The monopoly on violence or the monopoly of the legitimate use of physical force is a core concept of modern public law, which goes back to Jean Bodin's 1576 work Les Six livres de la République and Thomas Hobbes' 1651 book Leviathan. As the defining conception of the state, it was first described in sociology by Max Weber in his essay Politics as a Vocation. Weber claims that the state is the "only human Gemeinschaft which lays claim to the monopoly on the legitimated use of physical force. However, this monopoly is limited to a certain geographical area, and in fact this limitation to a particular area is one of the things that defines a state." In other words, Weber describes the state as any organization that succeeds in holding the exclusive right to use, threaten, or authorize physical force against residents of its territory. Such a monopoly, according to Weber, must occur via a process of legitimation.
Max Weber's theory
wrote in Politics as a Vocation that a fundamental characteristic of statehood is the claim of such a monopoly. His expanded definition was that something is "a 'state' if and insofar as its administrative staff successfully upholds a claim on the 'monopoly of the legitimate use of physical force' in the enforcement of its order." Weber's concept has been formalized to show that the exclusive policing power of the state benefits social welfare via private property, provided the state acts benevolently in the interest of its citizens. According to Weber, the state is that "human community that claims the monopoly of the legitimate use of violence within a given territory." The publicpolice and military are its main instruments, but private security might also be considered to have "the 'right' to use violence" so long as the sole source of this perceived right is state sanction. Weber applied several caveats to his discussion of the state's monopoly of violence:
He intended the statement as a contemporary observation, noting that the connection between the state and the use of physical force has not always been so close. He uses the examples of feudalism, where private warfare was permitted under certain conditions, and of religious courts, which had sole jurisdiction over some types of offenses, especially heresy and sex crimes. Regardless, the state exists wherever a single authority can legitimately authorize violence.

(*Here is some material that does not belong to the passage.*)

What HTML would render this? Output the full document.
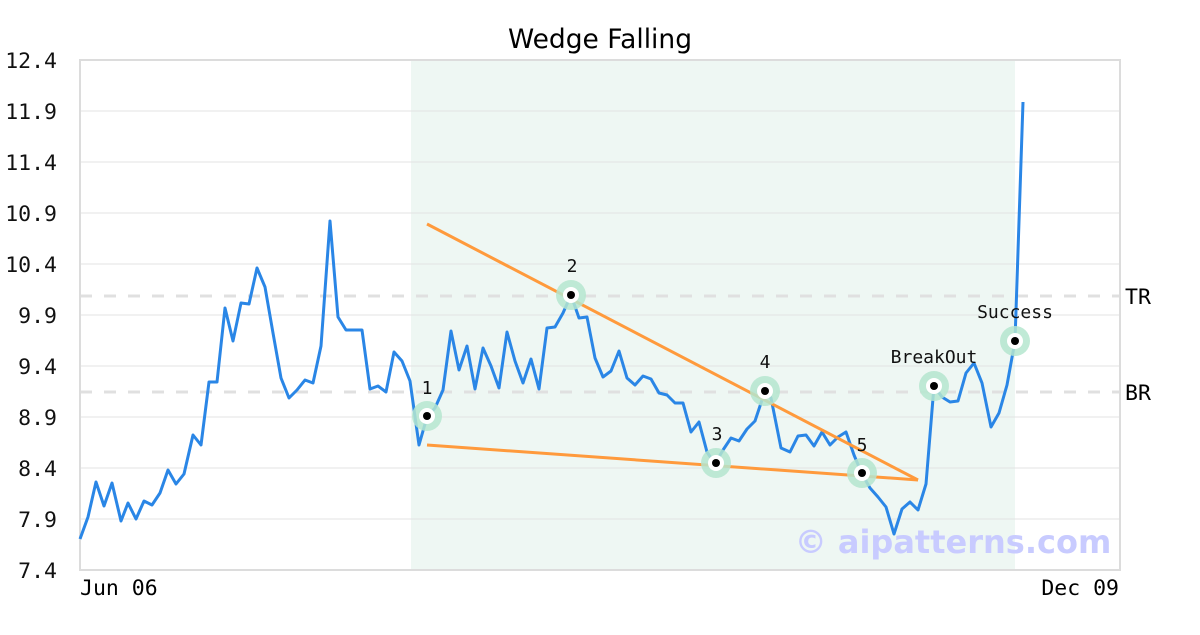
<!DOCTYPE html>
<html><head><meta charset="utf-8"><style>
body{margin:0;background:#fff}
svg text{font-family:"DejaVu Sans Mono","Liberation Mono",monospace}
</style></head><body>
<svg width="1200" height="630" viewBox="0 0 1200 630" xmlns="http://www.w3.org/2000/svg">
<rect width="1200" height="630" fill="#fff"/>
<rect x="411" y="61" width="604" height="508" fill="#eef7f3"/>
<g stroke="#e3e3e3" stroke-width="1">
<line x1="80" x2="1120" y1="111" y2="111"/><line x1="80" x2="1120" y1="162" y2="162"/>
<line x1="80" x2="1120" y1="213" y2="213"/><line x1="80" x2="1120" y1="264" y2="264"/>
<line x1="80" x2="1120" y1="315" y2="315"/><line x1="80" x2="1120" y1="366" y2="366"/>
<line x1="80" x2="1120" y1="417" y2="417"/><line x1="80" x2="1120" y1="468" y2="468"/>
<line x1="80" x2="1120" y1="519" y2="519"/>
</g>
<g stroke="#e0e0e0" stroke-width="3" stroke-dasharray="12,12">
<line x1="80" x2="1120" y1="296" y2="296"/><line x1="80" x2="1120" y1="392" y2="392"/>
</g>
<rect x="80" y="60" width="1040" height="510" fill="none" stroke="#dcdcdc" stroke-width="2"/>
<text x="600" y="48" font-size="26.5" text-anchor="middle" style="font-family:'DejaVu Sans',sans-serif">Wedge Falling</text>
<g font-size="21.5" text-anchor="end" fill="#111">
<text x="57" y="68">12.4</text><text x="57" y="119">11.9</text><text x="57" y="170">11.4</text>
<text x="57" y="221">10.9</text><text x="57" y="272">10.4</text><text x="57" y="323">9.9</text>
<text x="57" y="374">9.4</text><text x="57" y="425">8.9</text><text x="57" y="476">8.4</text>
<text x="57" y="527">7.9</text><text x="57" y="578">7.4</text>
</g>
<text x="80" y="595" font-size="21.5">Jun 06</text>
<text x="1119" y="595" font-size="21.5" text-anchor="end">Dec 09</text>
<text x="1125" y="304" font-size="21.5">TR</text>
<text x="1125" y="400" font-size="21.5">BR</text>
<text x="953" y="553" font-size="32" font-weight="bold" text-anchor="middle" fill="#c8cbff" style="font-family:'DejaVu Sans',sans-serif">© aipatterns.com</text>
<polyline fill="none" stroke="#2a86e6" stroke-width="3" stroke-linejoin="round" points="80,539 88,517 96,482 104,506 112,483 121,521 128,503 136,519 144,501 152,505 160,493 168,470 176,484 184,474 193,435 201,445 209,382 217,382 225,308 233,341 241,303 249,304 257,268 265,287 273,333 281,378 289,398 297,390 305,380 313,383 321,346 330,221 338,317 346,330 354,330 362,330 370,389 378,386 386,392 394,352 402,361 410,381 419,445 427,417 435,408 443,390 451,331 459,370 467,346 475,389 483,348 491,366 499,388 507,332 515,361 523,383 531,359 539,389 547,328 555,327 563,313 571,295 579,318 587,317 595,358 603,377 611,371 619,351 627,378 635,385 643,376 651,379 659,393 667,395 675,403 683,403 691,432 699,422 707,452 715,464 723,450 731,438 739,441 747,429 755,421 765,391 771,398 781,448 790,452 798,436 806,435 814,446 822,432 830,445 838,437 846,432 854,455 862,474 870,488 878,497 886,507 894,534 902,509 910,502 918,510 926,484 934,386 942,397 950,402 958,401 966,373 974,363 982,383 991,427 999,413 1007,385 1015,341 1023,102"/>
<g stroke="#ff9a3c" stroke-width="3">
<line x1="427" y1="224" x2="918" y2="480"/><line x1="427" y1="445" x2="918" y2="480"/>
</g>
<g>
<g fill="#b5e6cf" opacity="0.85">
<circle cx="427" cy="416" r="15"/><circle cx="571" cy="295" r="15"/><circle cx="716" cy="463" r="15"/>
<circle cx="765" cy="391" r="15"/><circle cx="862" cy="473" r="15"/><circle cx="934" cy="386" r="15"/><circle cx="1015" cy="341" r="15"/>
</g>
<g fill="#fff">
<circle cx="427" cy="416" r="8"/><circle cx="571" cy="295" r="8"/><circle cx="716" cy="463" r="8"/>
<circle cx="765" cy="391" r="8"/><circle cx="862" cy="473" r="8"/><circle cx="934" cy="386" r="8"/><circle cx="1015" cy="341" r="8"/>
</g>
<g fill="#000">
<circle cx="427" cy="416" r="4"/><circle cx="571" cy="295" r="4"/><circle cx="716" cy="463" r="4"/>
<circle cx="765" cy="391" r="4"/><circle cx="862" cy="473" r="4"/><circle cx="934" cy="386" r="4"/><circle cx="1015" cy="341" r="4"/>
</g>
</g>
<g font-size="18" text-anchor="middle" fill="#111">
<text x="427" y="394">1</text><text x="572" y="272">2</text><text x="717" y="440">3</text>
<text x="765" y="368">4</text><text x="862" y="451">5</text><text x="934" y="363">BreakOut</text><text x="1015" y="318">Success</text>
</g>
</svg>
</body></html>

For the same reasons, the "monopoly" does not mean that only the government may use physical force, but that the state is that human community that successfully claims for itself to be the only source of legitimacy for all physical coercion or adjudication of coercion. For example, the law might permit individuals to use force in defense of one's self or property, but this right derives from the state's authority. This conflicts directly with enlightenment principles of individual sovereignty that delegates power to the state by consent, and concepts of natural law that hold that individual rights deriving from sapient self-ownership preexist the state and are only recognised and guaranteed by the state which may be restricted from limiting them by constitutional law.
Criticisms of Weber
argues that the state itself has no violent power; rather, the people hold all the power of coercion to ensure that order and other equilibriums hold up. The implication of this is that there is a frontier of well-being in stateless societies, that can only be surpassed if some level of coercion or violence is used to elevate the complexity of the state. In other words, without investing in troops, police, or some sort of enforcement mechanism, early states cannot enjoy the law and order of more developed states.
Relation to state capacity
The capacity of a state is often measured in terms of its fiscal and legal capacity. Fiscal capacity meaning the state's ability to recover taxation to provide public goods, and legal capacity meaning the state's supremacy as sole arbiter of conflict resolution and contract enforcement. Without some sort of coercion, the state would not otherwise be able to enforce its legitimacy in its desired sphere of influence. In early and developing states, this role was often played by the "stationary bandit" who defended villagers from roving bandits, in the hope that the protection would incentivize villagers to invest in economic production, and the stationary bandit could eventually use its coercive power to expropriate some of that wealth. In regions where state presence is minimally felt, non-state actors can use their monopoly of violence to establish legitimacy and order. For example, the Sicilian Mafia originated as a protection racket providing buyers and sellers in the black market with protection. Without this type of enforcement, market participants would not be otherwise confident enough to trust their counter-parties for valid contract enforcement and the market would collapse. Even in illicit and underground markets, violence is used to enforce contracts in the absence of accessible legal conflict resolution. Charles Tilly continues this comparison to say that warmaking and statemaking are actually the best representations of what organized crime can grow into.
Other
According to Raymond Aron, international relations are characterized by the absence of widely acknowledged legitimacy in the use of force between states. Martha Lizabeth Phelps, writing in Politics & Policy, takes Weber's ideas on the legitimacy of private security a step further. Phelps claims that the use of private actors by the state remains legitimate if and only if military contractors are perceived as being controlled by the state.